AFP via Getty Images

The stock market was rising Thursday as investors put concerns around central bank stimulus in the rearview, while equities in Asia remained under pressure from an energy crisis in China weighing on industrial production.

Futures for the Dow Jones Industrial Average indicated an open 250 points higher, after rising 90 points Wednesday to close at 34,390.

Futures for the S&P 500 and Nasdaq indicated a similar open, but it will take a big surge Thursday for the S&P 500 to avoid its worst monthly performance this year, even as it remains in positive territory for the third quarter of 2021.

Stocks have come under pressure this week in large part from fears around the end of central bank stimulus, as investors look to the U.S. Federal Reserve soon slowing, or tapering, its Covid-19 pandemic-era program of monthly asset purchases. An energy crunch putting pressure on industrial production in China, as well as concerns around inflation, further weighed on markets. 

Investors looked set to brush aside those pressures Thursday.

“Markets are hobbling into the end of Q3 today even if they’ve seen some signs of stabilizing over the last 24 hours following their latest selloff, with equities bouncing back a bit and sovereign bond yields taking a breather from their recent relentless climb,” said Jim Reid, a strategist at Deutsche Bank.

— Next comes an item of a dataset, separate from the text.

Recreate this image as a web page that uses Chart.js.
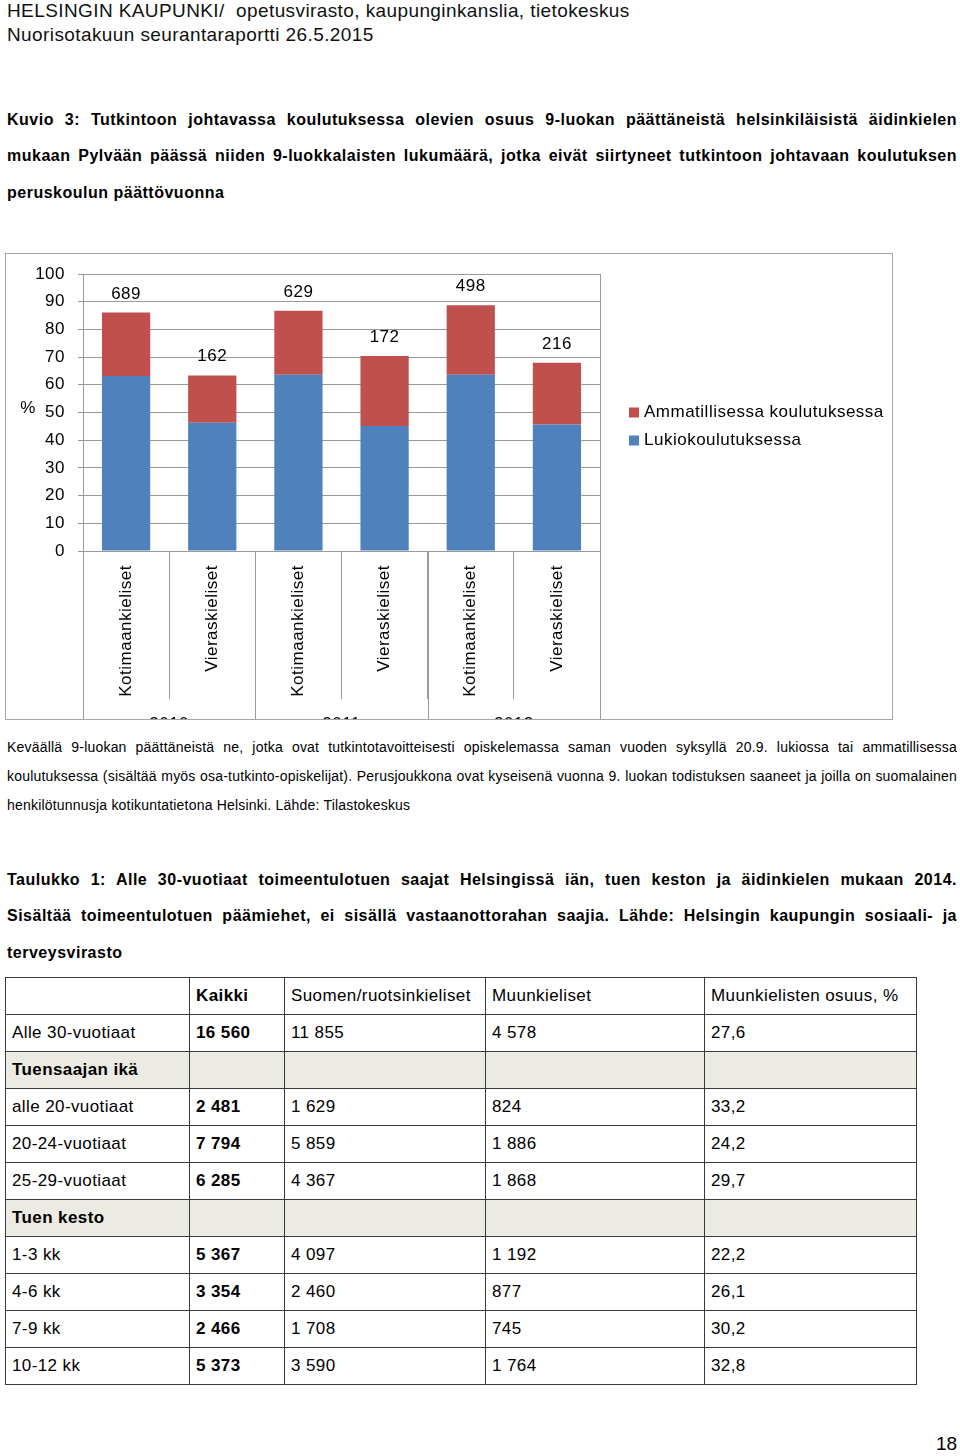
<!DOCTYPE html>
<html lang="fi">
<head>
<meta charset="utf-8">
<title>Nuorisotakuun seurantaraportti 26.5.2015</title>
<script src="https://cdn.jsdelivr.net/npm/chart.js@4.4.1/dist/chart.umd.min.js"></script>
<style>
  body { margin:0; width:960px; height:1456px; position:relative; background:#fff; color:#000;
         font-family:"Liberation Sans", Arial, sans-serif; overflow:hidden; }
  .abs { position:absolute; }
  .hdr { left:7px; top:-1px; font-size:19px; line-height:24px; letter-spacing:0.4px; color:#111; }
  .head { left:7px; width:950px; font-weight:bold; font-size:16px; letter-spacing:0.5px; }
  .head div { height:36.3px; line-height:36.3px; text-align:justify; text-align-last:justify; }
  .cap { left:7px; width:950px; font-size:14px; letter-spacing:0.2px; }
  .cap div { height:29px; line-height:29px; text-align:justify; text-align-last:justify; }
  .head div.last, .cap div.last { text-align-last:left; }
  #chartBox { left:5px; top:253px; width:886px; height:465px; border:1px solid #a6a6a6; }
  table { border-collapse:collapse; left:5px; top:977px; font-size:17px; letter-spacing:0.4px; }
  td { border:1px solid #3a3a3a; height:36px; padding:0 6px; vertical-align:middle; }
  td.b { font-weight:bold; }
  tr.sec td { background:#ecebe3; }
  .page { left:936px; top:1433px; font-size:19px; }
</style>
</head>
<body>

<div class="abs hdr">HELSINGIN KAUPUNKI/&nbsp; opetusvirasto, kaupunginkanslia, tietokeskus<br>Nuorisotakuun seurantaraportti 26.5.2015</div>

<div class="abs head" style="top:102px">
  <div>Kuvio 3: Tutkintoon johtavassa koulutuksessa olevien osuus 9-luokan päättäneistä helsinkiläisistä äidinkielen</div>
  <div>mukaan Pylvään päässä niiden 9-luokkalaisten lukumäärä, jotka eivät siirtyneet tutkintoon johtavaan koulutuksen</div>
  <div class="last">peruskoulun päättövuonna</div>
</div>

<div id="chartBox" class="abs"><canvas id="chart" width="886" height="465"></canvas></div>

<div class="abs cap" style="top:733px">
  <div>Keväällä 9-luokan päättäneistä ne, jotka ovat tutkintotavoitteisesti opiskelemassa saman vuoden syksyllä 20.9. lukiossa tai ammatillisessa</div>
  <div>koulutuksessa (sisältää myös osa-tutkinto-opiskelijat). Perusjoukkona ovat kyseisenä vuonna 9. luokan todistuksen saaneet ja joilla on suomalainen</div>
  <div class="last">henkilötunnusja kotikuntatietona Helsinki. Lähde: Tilastokeskus</div>
</div>

<div class="abs head" style="top:862px">
  <div>Taulukko 1: Alle 30-vuotiaat toimeentulotuen saajat Helsingissä iän, tuen keston ja äidinkielen mukaan 2014.</div>
  <div>Sisältää toimeentulotuen päämiehet, ei sisällä vastaanottorahan saajia. Lähde: Helsingin kaupungin sosiaali- ja</div>
  <div class="last">terveysvirasto</div>
</div>

<table class="abs" id="tbl"></table>

<div class="abs page">18</div>

<script>
// Kuvion tiedot
var categories = ['Kotimaankieliset', 'Vieraskieliset', 'Kotimaankieliset', 'Vieraskieliset', 'Kotimaankieliset', 'Vieraskieliset'];
var years = ['2010', '2011', '2012'];
var lukio = [63.2, 46.3, 63.6, 45.1, 63.6, 45.7];
var ammatillinen = [22.9, 17.1, 23.1, 25.3, 25.1, 22.3];
var ulkopuolella = [689, 162, 629, 172, 498, 216];
var yTicks = [0, 100, 10];

// Taulukon tiedot
var tableHead = ['', 'Kaikki', 'Suomen/ruotsinkieliset', 'Muunkieliset', 'Muunkielisten osuus, %'];
var tableRows = [
  ['Alle 30-vuotiaat', '16 560', '11 855', '4 578', '27,6'],
  ['Tuensaajan ikä'],
  ['alle 20-vuotiaat', '2 481', '1 629', '824', '33,2'],
  ['20-24-vuotiaat', '7 794', '5 859', '1 886', '24,2'],
  ['25-29-vuotiaat', '6 285', '4 367', '1 868', '29,7'],
  ['Tuen kesto'],
  ['1-3 kk', '5 367', '4 097', '1 192', '22,2'],
  ['4-6 kk', '3 354', '2 460', '877', '26,1'],
  ['7-9 kk', '2 466', '1 708', '745', '30,2'],
  ['10-12 kk', '5 373', '3 590', '1 764', '32,8']
];

var colWidths = [184, 95, 201, 219, 212];
var tbl = document.getElementById('tbl');
function addRow(cells, cls) {
  var tr = document.createElement('tr');
  if (cls) tr.className = cls;
  for (var i = 0; i < 5; i++) {
    var td = document.createElement('td');
    td.style.width = (colWidths[i] - 13) + 'px';
    td.textContent = cells[i] || '';
    if (i === 1 || (cls === 'sec' && i === 0)) td.className = 'b';
    tr.appendChild(td);
  }
  tbl.appendChild(tr);
}
addRow(tableHead, 'hd');
tableRows.forEach(function(r) { addRow(r, r.length === 1 ? 'sec' : ''); });

var RED = '#C0504D', BLUE = '#4F81BD', GRID = '#9a9a9a';
var FONT = { family: '"Liberation Sans", Arial, sans-serif', size: 17 };

// lisäpiirrot: lukumäärät, vuosiryhmät, %-merkki ja selite
var decor = {
  id: 'decor',
  beforeDraw: function(chart) {
    chart.ctx.letterSpacing = '0.5px';
  },
  afterDraw: function(chart) {
    var ctx = chart.ctx, a = chart.chartArea;
    var xs = chart.scales.x, ys = chart.scales.y;
    var fnt = FONT.size + 'px ' + FONT.family;
    ctx.save();
    ctx.strokeStyle = GRID;
    ctx.lineWidth = 1;
    ctx.beginPath();
    ctx.moveTo(Math.round(a.right) + 0.5, a.top);
    ctx.lineTo(Math.round(a.right) + 0.5, a.bottom);
    // vuosien rajat
    var step = (xs.getPixelForValue(1) - xs.getPixelForValue(0));
    for (var g = 0; g <= years.length; g++) {
      var bx = Math.round(xs.getPixelForValue(g * 2) - step / 2) + 0.5;
      ctx.moveTo(bx, a.bottom);
      ctx.lineTo(bx, chart.height);
    }
    ctx.stroke();

    ctx.fillStyle = '#000';
    ctx.font = fnt;
    ctx.textAlign = 'center';
    ctx.textBaseline = 'alphabetic';
    for (var i = 0; i < categories.length; i++) {
      var top = ys.getPixelForValue(lukio[i] + ammatillinen[i]);
      ctx.fillText(String(ulkopuolella[i]), xs.getPixelForValue(i), top - 14);
    }
    ctx.textBaseline = 'top';
    for (var y = 0; y < years.length; y++) {
      var cx = (xs.getPixelForValue(y * 2) + xs.getPixelForValue(y * 2 + 1)) / 2;
      ctx.fillText(years[y], cx, chart.height - 3);
    }
    ctx.textBaseline = 'middle';
    ctx.fillText('%', a.left - 55, ys.getPixelForValue(51.5));

    // selite, järjestys kuten alkuperäisessä
    var mid = (a.top + a.bottom) / 2;
    var items = chart.data.datasets.slice().reverse();
    ctx.textAlign = 'left';
    items.forEach(function(ds, k) {
      var ly = mid + k * 28;
      ctx.fillStyle = ds.backgroundColor;
      ctx.fillRect(a.right + 29, ly - 5, 10, 10);
      ctx.fillStyle = '#000';
      ctx.fillText(ds.label, a.right + 44, ly);
    });
    ctx.restore();
  }
};

new Chart(document.getElementById('chart'), {
  type: 'bar',
  data: {
    labels: categories,
    datasets: [
      { label: 'Lukiokoulutuksessa', data: lukio, backgroundColor: BLUE },
      { label: 'Ammatillisessa koulutuksessa', data: ammatillinen, backgroundColor: RED }
    ]
  },
  options: {
    responsive: false,
    animation: false,
    events: [],
    layout: { padding: { top: 20, right: 292, left: 0, bottom: 0 } },
    datasets: { bar: { categoryPercentage: 1, barPercentage: 0.56 } },
    plugins: {
      legend: { display: false },
      tooltip: { enabled: false }
    },
    scales: {
      x: {
        stacked: true,
        grid: { drawOnChartArea: false, color: GRID, tickLength: 148, offset: true },
        border: { color: GRID },
        ticks: { minRotation: 90, maxRotation: 90, autoSkip: false, padding: -134, color: '#000', font: FONT },
        afterFit: function(s) { s.height = 168; }
      },
      y: {
        stacked: true,
        min: yTicks[0], max: yTicks[1],
        ticks: { stepSize: yTicks[2], padding: 13, color: '#000', font: FONT },
        grid: { color: GRID, tickLength: 5 },
        border: { color: GRID },
        afterFit: function(s) { s.width = 77; s.paddingTop = 0; s.paddingBottom = 0; }
      }
    }
  },
  plugins: [decor]
});
</script>
</body>
</html>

A “taper tantrum” hit markets Tuesday, sending bond yields higher and hurting technology stocks in particular. Elevated yields make future profits less valuable, hitting high-growth companies like tech groups, which are forecast to see profits many years into the future. The yield on the benchmark 10-year U.S. Treasury note was nearing 1.54% early Thursday, but ceased the type of surging seen earlier this week.

“Investors continued to balance the risks of surging energy prices, supply-chain disruptions, and concerns about more persistent inflation,” said Michael Hewson, an analyst at broker CMC Markets. 

“We should get a better idea of sentiment next week, when all this week’s noise is behind us, however it is inescapable that the sudden turnaround in 10-year yields from 1.3% a week ago, to above 1.5% this week, does suggest that bond markets have undergone a significant change in sentiment.”

Overseas, Hong Kong’s Hang Seng Index fell 0.5%. An energy crunch in China has hit industrial production, weighing on sentiment. China’s official manufacturing purchasing managers index fell more than expected to 49.6 in September, from 50.1 in August, amid underperformance from high-energy consuming industries. That is the lowest level since February 2020, when the Covid-19 pandemic most rocked Chinese industry.

The pan-European Stoxx 600 was 0.8% higher.

The dollar remained at its highest level in a year, with the U.S. Dollar Index at 94.3.

U.S. economic data in the day ahead include initial jobless claims for last week, continuing jobless claims for the week of Sept. 18, and revised real gross domestic product for the second-quarter.